Until recently, chichi retailer Saks Fifth Avenue scored 90 out of 100 on the Human Rights Campaign’s Corporate Equality Index. That score is now in jeopardy, as Saks filed a legal brief that says it’s free to break its own anti-discrimination policies and not defend a transgender employee who claims discrimination and workplace harassment.
From the HRC:
Leyth Jamal, a transgender former employee of Saks, filed an employment discrimination lawsuit under Title VII of the Civil Rights Act of 1964 alleging discrimination and harassment/hostile work environment based on her gender identity.
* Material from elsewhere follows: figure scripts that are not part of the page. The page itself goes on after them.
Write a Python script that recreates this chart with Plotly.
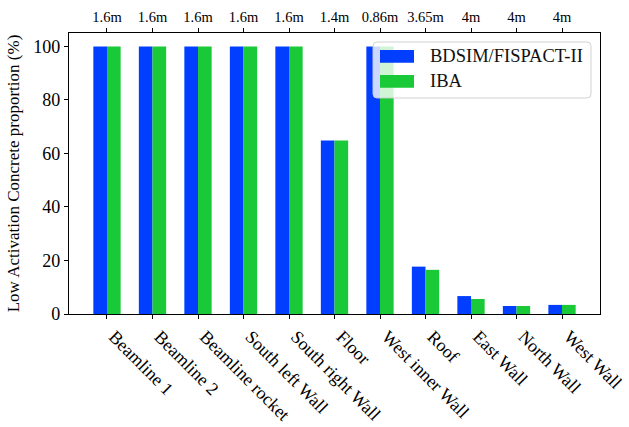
import plotly.graph_objects as go

# Wall / component names along the bottom axis
categories = [
    "Beamline 1", "Beamline 2", "Beamline rocket", "South left Wall",
    "South right Wall", "Floor", "West inner Wall", "Roof",
    "East Wall", "North Wall", "West Wall",
]
# Thickness of each component, shown on the top axis
thickness = ["1.6m", "1.6m", "1.6m", "1.6m", "1.6m", "1.4m", "0.86m",
             "3.65m", "4m", "4m", "4m"]

# Low activation concrete proportion (%) per method
series_names = ["BDSIM/FISPACT-II", "IBA"]
bdsim_fispact = [100, 100, 100, 100, 100, 64.8, 100, 17.7, 6.7, 3.0, 3.4]
iba = [100, 100, 100, 100, 100, 64.8, 100, 16.5, 5.6, 3.0, 3.4]
colors = ["#023eff", "#1ac938"]

FONT = "Liberation Serif, Times New Roman, serif"
idx = list(range(len(categories)))

# plot-area geometry (pixels) used to place the hand-made legend
W, H = 629, 427
ML, MR, MT, MB = 69, 29, 33, 113
PW, PH = W - ML - MR, H - MT - MB


def px(x):
    return (x - ML) / PW


def py(y):
    return (H - MB - y) / PH


fig = go.Figure()
for vals, name, col, off in [(bdsim_fispact, series_names[0], colors[0], -0.3),
                             (iba, series_names[1], colors[1], 0.0)]:
    fig.add_trace(go.Bar(x=idx, y=vals, name=name,
                         marker=dict(color=col, line=dict(width=0)),
                         offset=off, width=0.3, showlegend=False))
# carrier trace so the top (thickness) axis is drawn
fig.add_trace(go.Scatter(x=idx, y=[None] * len(idx), xaxis="x2",
                         showlegend=False, hoverinfo="skip",
                         mode="markers", marker=dict(opacity=0)))

# legend frame with rounded corners, semi-transparent
x0, x1, y0, y1 = px(373), px(591), py(98), py(42)
rx, ry = 4 / PW, 4 / PH
path = (f"M {x0+rx},{y0} L {x1-rx},{y0} Q {x1},{y0} {x1},{y0+ry} "
        f"L {x1},{y1-ry} Q {x1},{y1} {x1-rx},{y1} L {x0+rx},{y1} "
        f"Q {x0},{y1} {x0},{y1-ry} L {x0},{y0+ry} Q {x0},{y0} {x0+rx},{y0} Z")
shapes = [dict(type="path", path=path, xref="paper", yref="paper",
               fillcolor="rgba(255,255,255,0.8)",
               line=dict(color="rgba(204,204,204,0.9)", width=1), layer="above")]
annotations = []
for i, (name, col) in enumerate(zip(series_names, colors)):
    top = 50 + i * 25
    shapes.append(dict(type="rect", xref="paper", yref="paper",
                       x0=px(380), x1=px(414), y0=py(top + 12.7), y1=py(top),
                       fillcolor=col, line=dict(width=0), layer="above"))
    annotations.append(dict(text=name, xref="paper", yref="paper",
                            x=px(428), y=py(top + 6.3), xanchor="left",
                            yanchor="middle", showarrow=False,
                            font=dict(family=FONT, size=18.5, color="#111")))

xr = [-0.835, 10.835]
fig.update_layout(
    width=W, height=H,
    margin=dict(l=ML, r=MR, t=MT, b=MB),
    plot_bgcolor="white", paper_bgcolor="white",
    font=dict(family=FONT, size=17, color="black"),
    barmode="overlay",
    showlegend=False,
    shapes=shapes,
    annotations=annotations,
    xaxis=dict(range=xr, tickmode="array", tickvals=idx, ticktext=categories,
               tickangle=45, ticks="outside", ticklen=4, tickcolor="black",
               showline=True, linecolor="black", linewidth=1.2, mirror=True,
               showgrid=False, zeroline=False, automargin=False,
               ticklabelshift=7,
               tickfont=dict(family=FONT, size=18)),
    xaxis2=dict(range=xr, overlaying="x", side="top", tickmode="array",
                tickvals=idx, ticktext=thickness, ticks="outside", ticklen=4,
                tickcolor="black", showgrid=False, zeroline=False,
                showline=False, automargin=False,
                tickfont=dict(family=FONT, size=14.5)),
    yaxis=dict(range=[0, 105], tickmode="array",
               tickvals=[0, 20, 40, 60, 80, 100], ticks="outside", ticklen=4,
               tickcolor="black", showline=True, linecolor="black",
               linewidth=1.2, mirror=True, showgrid=False, zeroline=False,
               automargin=False, tickfont=dict(family=FONT, size=18),
               title=dict(text="Low Activation Concrete proportion (%)",
                          font=dict(family=FONT, size=17), standoff=9)),
)

fig.write_html("out.html")
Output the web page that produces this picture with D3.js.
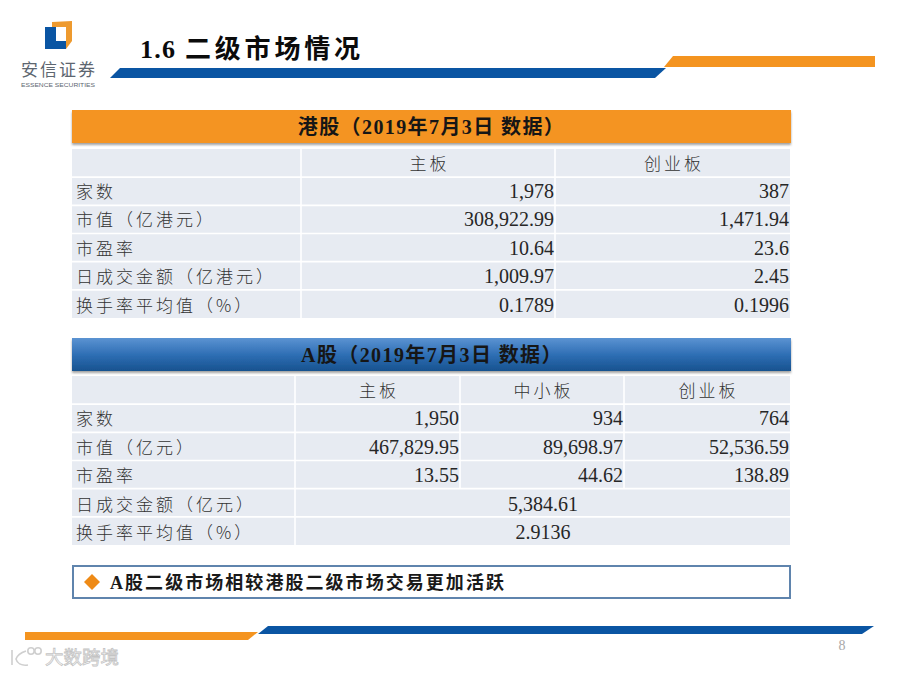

In a motion to dismiss the case and in stark contrast to clearly established positions of the U.S. Department of Justice and the Equal Employment Opportunity Commission (EEOC), Saks astoundingly claimed that the “Plaintiff’s discrimination and harassment claims fail to state a claim upon which relief can be granted because transsexuals are not a protected class under Title VII.” Additionally, Saks goes on to claim that they are not bound by their own corporate non-discrimination policies because “employee handbooks are not contracts as a matter of law.”
This is the sort of behavior I’d expect from a Cracker Barrel or Chick-fil-A, not from a retailer with a very good record of treating its employees with dignity and respect. There’s no Saks Fifth Avenue in my hometown any more (footnote 1), but if there were, I wouldn’t be spending any of my money there.
1. The space once occupied by Saks Fifth Avenue is now a Dick’s Sporting Goods. Which is appropriate, because with this anti-LGBT move, Saks has become a dick.